Deploying Bruin with Google Cloud Run

Managed Option Available

Looking for a fully managed solution? Bruin Cloud provides managed orchestration, monitoring, and scheduling without the operational overhead. Try it free!

This guide shows you how to run Bruin pipelines using Google Cloud Run Jobs. This serverless approach provides automatic scaling and runs containers on-demand without requiring a web service.

Prerequisites

Before you begin, ensure you have:

A Google Cloud Platform (GCP) project
gcloud CLI installed and configured
Docker installed
A Bruin project ready to deploy
Credentials for your data platforms

Overview

Google Cloud Run Jobs allows you to run containers for batch workloads. For Bruin, we'll use:

Cloud Run Jobs to execute Bruin pipelines as containers
Secret Manager for storing credentials
Cloud Scheduler for scheduling
Cloud Logging for monitoring

Step 1: Enable Required APIs

bash

# Set your project ID
PROJECT_ID=your-project-id
gcloud config set project ${PROJECT_ID}

# Enable required APIs
gcloud services enable \
    run.googleapis.com \
    secretmanager.googleapis.com \
    cloudscheduler.googleapis.com \
    artifactregistry.googleapis.com

Step 2: Create Dockerfile

Create a Dockerfile in your project root:

dockerfile

FROM ghcr.io/bruin-data/bruin:latest

# Copy your Bruin project and credentials
COPY . /workspace
WORKDIR /workspace

That's it! The Bruin image already has everything you need.

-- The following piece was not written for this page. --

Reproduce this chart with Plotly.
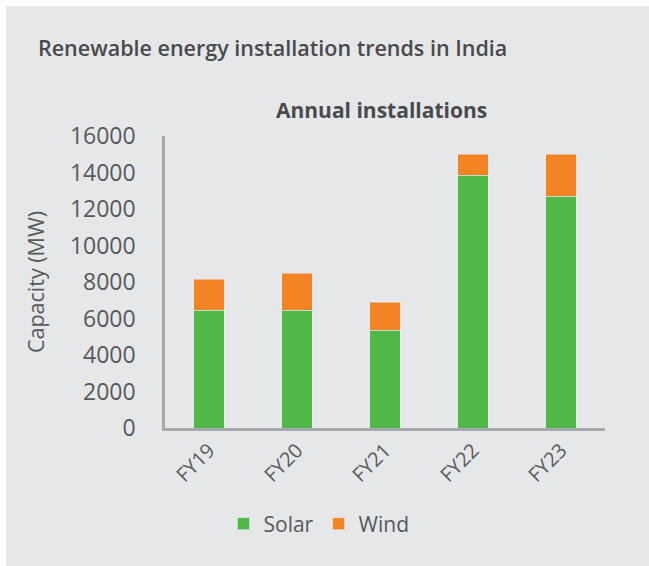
import plotly.graph_objects as go

categories = ["FY19", "FY20", "FY21", "FY22", "FY23"]
solar = [6460, 6460, 5370, 13850, 12710]
wind = [1700, 2020, 1530, 1150, 2290]
y_ticks = [0, 2000, 4000, 6000, 8000, 10000, 12000, 14000, 16000]

BG = "#e6e7e9"
GREEN = "#50b848"
ORANGE = "#f48423"
AXIS = "#a7a9ac"
TXT = "#58595b"
TITLE = "#4a4a4c"
FONT = "Open Sans"

W, H = 649, 566
L, R, T, B = 165, 44, 136, 138
pw, ph = W - L - R, H - T - B

def px(x):
    return (x - L) / pw

def py(y):
    return (H - B - y) / ph

fig = go.Figure()
fig.add_trace(go.Bar(x=categories, y=solar, name="Solar", marker_color=GREEN))
fig.add_trace(go.Bar(x=categories, y=wind, name="Wind", marker_color=ORANGE))

fig.update_layout(
    width=W, height=H,
    barmode="stack",
    bargap=0.648,
    paper_bgcolor=BG,
    plot_bgcolor=BG,
    margin=dict(l=L, r=R, t=T, b=B, autoexpand=False),
    font=dict(family=FONT, color=TXT, size=20),
    title=dict(
        text="Renewable energy installation trends in India",
        x=38 / W, xref="container", xanchor="left",
        y=1 - 48 / H, yref="container", yanchor="middle",
        font=dict(family=FONT, size=21.5, color=TITLE, weight=600),
    ),
    showlegend=True,
    legend=dict(
        orientation="h", x=px(319), xanchor="center", y=py(524), yanchor="middle",
        font=dict(size=21, color=TXT), bgcolor="rgba(0,0,0,0)",
        itemwidth=30, traceorder="normal",
    ),
    xaxis=dict(
        showline=True, linecolor=AXIS, linewidth=2.5, showgrid=False,
        tickangle=-45, tickfont=dict(size=20, color=TXT), ticks="",
    ),
    yaxis=dict(
        range=[0, 16000], tickvals=y_ticks, tickformat="d",
        showline=True, linecolor=AXIS, linewidth=2.5,
        showgrid=False, zeroline=False, tickfont=dict(size=23, color=TXT),
        ticklabelstandoff=22,
        title=dict(text="Capacity (MW)", font=dict(size=21.5, color=TXT), standoff=20),
    ),
)

fig.add_annotation(
    text="<b>Annual installations</b>", xref="paper", yref="paper",
    x=px(381), y=py(110), xanchor="center", yanchor="middle", showarrow=False,
    font=dict(family=FONT, size=21, color=TITLE),
)

# white frame at top and left
fig.add_shape(type="rect", xref="paper", yref="paper", x0=px(-5), x1=px(W + 5), y0=py(6), y1=py(-5),
              fillcolor="white", line_width=0, layer="above")
fig.add_shape(type="rect", xref="paper", yref="paper", x0=px(-5), x1=px(6), y0=py(H + 5), y1=py(-5),
              fillcolor="white", line_width=0, layer="above")

fig.write_html(
    "out.html",
    config={"displayModeBar": False},
    post_script="document.body.style.margin='0';document.body.style.overflow='hidden';"
                "document.documentElement.style.overflow='hidden';"
                "document.body.style.background='" + BG + "';"
                "document.documentElement.style.background='" + BG + "';",
)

Step 3: Build and Push Docker Image

Create Artifact Registry Repository

bash

# Set your region
REGION=us-central1

# Create repository
gcloud artifacts repositories create bruin-repo \
    --repository-format=docker \
    --location=${REGION} \
    --description="Bruin pipeline containers"

Build and Push Image

bash

# Configure Docker authentication
gcloud auth configure-docker ${REGION}-docker.pkg.dev

# Build image
docker build -t ${REGION}-docker.pkg.dev/${PROJECT_ID}/bruin-repo/bruin-pipeline:latest .

# Push image
docker push ${REGION}-docker.pkg.dev/${PROJECT_ID}/bruin-repo/bruin-pipeline:latest

Step 4: Create Cloud Run Job

bash

gcloud run jobs create bruin-pipeline \
    --image=${REGION}-docker.pkg.dev/${PROJECT_ID}/bruin-repo/bruin-pipeline:latest \
    --region=${REGION} \
    --max-retries=1 \
    --task-timeout=3600 \
    --memory=2Gi \
    --cpu=2 \
    --args="run",".","--environment","production"

Step 5: Execute the Job

Run Manually

bash

gcloud run jobs execute bruin-pipeline --region=${REGION}

Run Specific Pipeline

bash

gcloud run jobs execute bruin-pipeline \
    --region=${REGION} \
    --args="run","pipelines/analytics","--environment","production"

Run Validation

bash

gcloud run jobs execute bruin-pipeline \
    --region=${REGION} \
    --args="validate","."

Scheduling with Cloud Scheduler

Create Scheduled Job (Daily at 3 AM)

bash

# Create service account for scheduler
gcloud iam service-accounts create bruin-scheduler \
    --display-name="Bruin Cloud Scheduler"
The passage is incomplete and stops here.